We can say that Shields and Garza were different as they were two extremely talented pitchers who had shown no signs of slowing down. It took trade packages that were regarded as steals for the Tampa Bay Rays for them to actually be dealt. However, we can’t say the same about Price and Ben Zobrist. Both netted strong returns for the Rays, but fans weren’t blown away, not like they would have expected to be as such deals went through. Of course the Rays took what they believed were the best offers available, but why did they trade them without getting Garza-esque returns?

The answers might be as simple as the following: Zobrist’s age presented too much risk while Price was just making too much money.

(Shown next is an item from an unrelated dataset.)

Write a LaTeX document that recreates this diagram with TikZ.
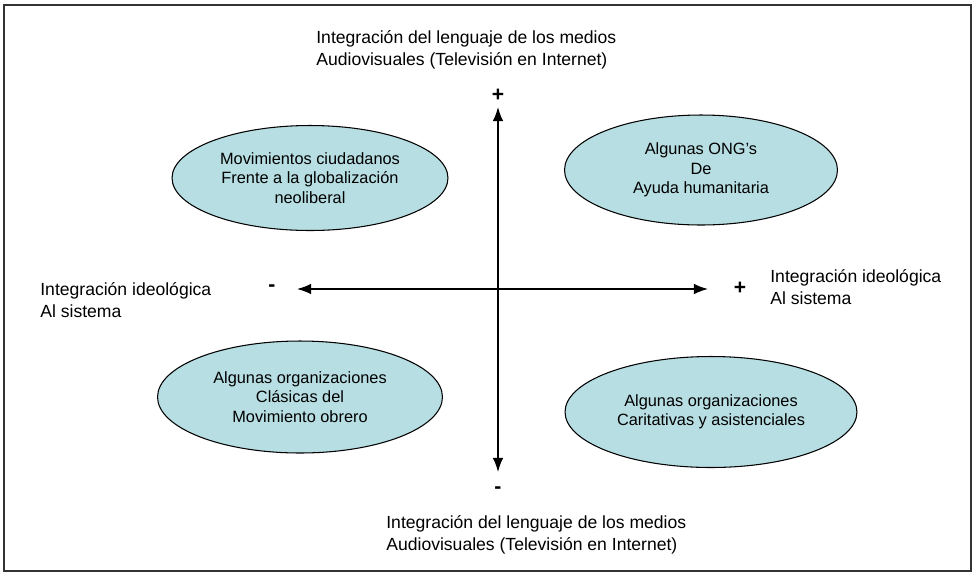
\documentclass[tikz,border=0pt]{standalone}
\usepackage{fontspec}
\setmainfont{Liberation Sans}
\usetikzlibrary{shapes.geometric,arrows.meta}
\definecolor{cellfill}{RGB}{183,222,226}
\tikzset{
  grupo/.style={ellipse,draw,fill=cellfill,line width=0.6pt,inner sep=0pt,
    align=center,font=\fontsize{9.3}{11}\selectfont},
  eje/.style={{Latex[length=8pt,width=6pt]}-{Latex[length=8pt,width=6pt]},line width=0.8pt},
  rotulo/.style={align=left,anchor=north west,inner sep=0pt,font=\fontsize{10}{12.4}\selectfont},
  signo/.style={font=\fontsize{12}{12}\selectfont\bfseries}
}
\begin{document}
\begin{tikzpicture}[x=0.02cm,y=-0.02cm]
\useasboundingbox (0,0) rectangle (975,576);
\draw[line width=0.6pt,black!80](4,5) rectangle (971,571);
% ejes
\coordinate (arriba) at (498,107);
\coordinate (abajo) at (498,472);
\coordinate (izq) at (297,289);
\coordinate (der) at (708,289);
\draw[eje](abajo)--(arriba);
\draw[eje](izq)--(der);
\node[signo] (mas1) at (498,95){+};
\node[signo] (menos1) at (498,490){-};
\node[signo] (menos2) at (272,288){-};
\node[signo] (mas2) at (740,288){+};
% textos de los ejes
\node[rotulo] (lenguaje1) at (316,30){Integración del lenguaje de los medios\\Audiovisuales (Televisión en Internet)};
\node[rotulo] (lenguaje2) at (386,515){Integración del lenguaje de los medios\\Audiovisuales (Televisión en Internet)};
\node[rotulo] (ideo1) at (40,282){Integración ideológica\\Al sistema};
\node[rotulo] (ideo2) at (770,269){Integración ideológica\\Al sistema};
% grupos
\node[grupo,minimum width=5.52cm,minimum height=2.1cm] (mov) at (310,178){Movimientos ciudadanos\\Frente a la globalización\\neoliberal};
\node[grupo,minimum width=5.46cm,minimum height=2.2cm] (ong) at (701,170){Algunas ONG’s\\De\\Ayuda humanitaria};
\node[grupo,minimum width=5.7cm,minimum height=2.24cm] (obrero) at (300,397){Algunas organizaciones\\Clásicas del\\Movimiento obrero};
\node[grupo,minimum width=5.84cm,minimum height=2.22cm] (carit) at (711,412){Algunas organizaciones\\Caritativas y asistenciales};
\end{tikzpicture}
\end{document}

The Rays saved $4.667 million just in the last two months of 2014 after trading Price, and his 2015 salary-arbitration record payout of $19.75 million is absolutely bonkers. What if the money they were making wasn’t worthwhile because of injury, poor performance, or simply because the team wasn’t contending? Especially since they signed Asdrubal Cabrera to negate some of Zobrist’s loss and had young pitching to replace Price, it made sense for the Rays to accept good returns even if the great ones never came.

Even if Daniel Robertson turns into the Tampa Bay Rays’ starting shortstop and Boog Powell into a solid fourth outfielder after being acquired in exchange for one injury-prone year from Ben Zobrist, don’t say that Matt Silverman made a brilliant trade. It wouldn’t be this particular deal where the Rays gained an edge–we would simply be looking at a reminder of why the Rays have been so willing to trade their veterans over the years. It drives fans nuts when the traded players succeed or the acquired ones disappoint, but when the departed players get injured, the whole system begins to make sense.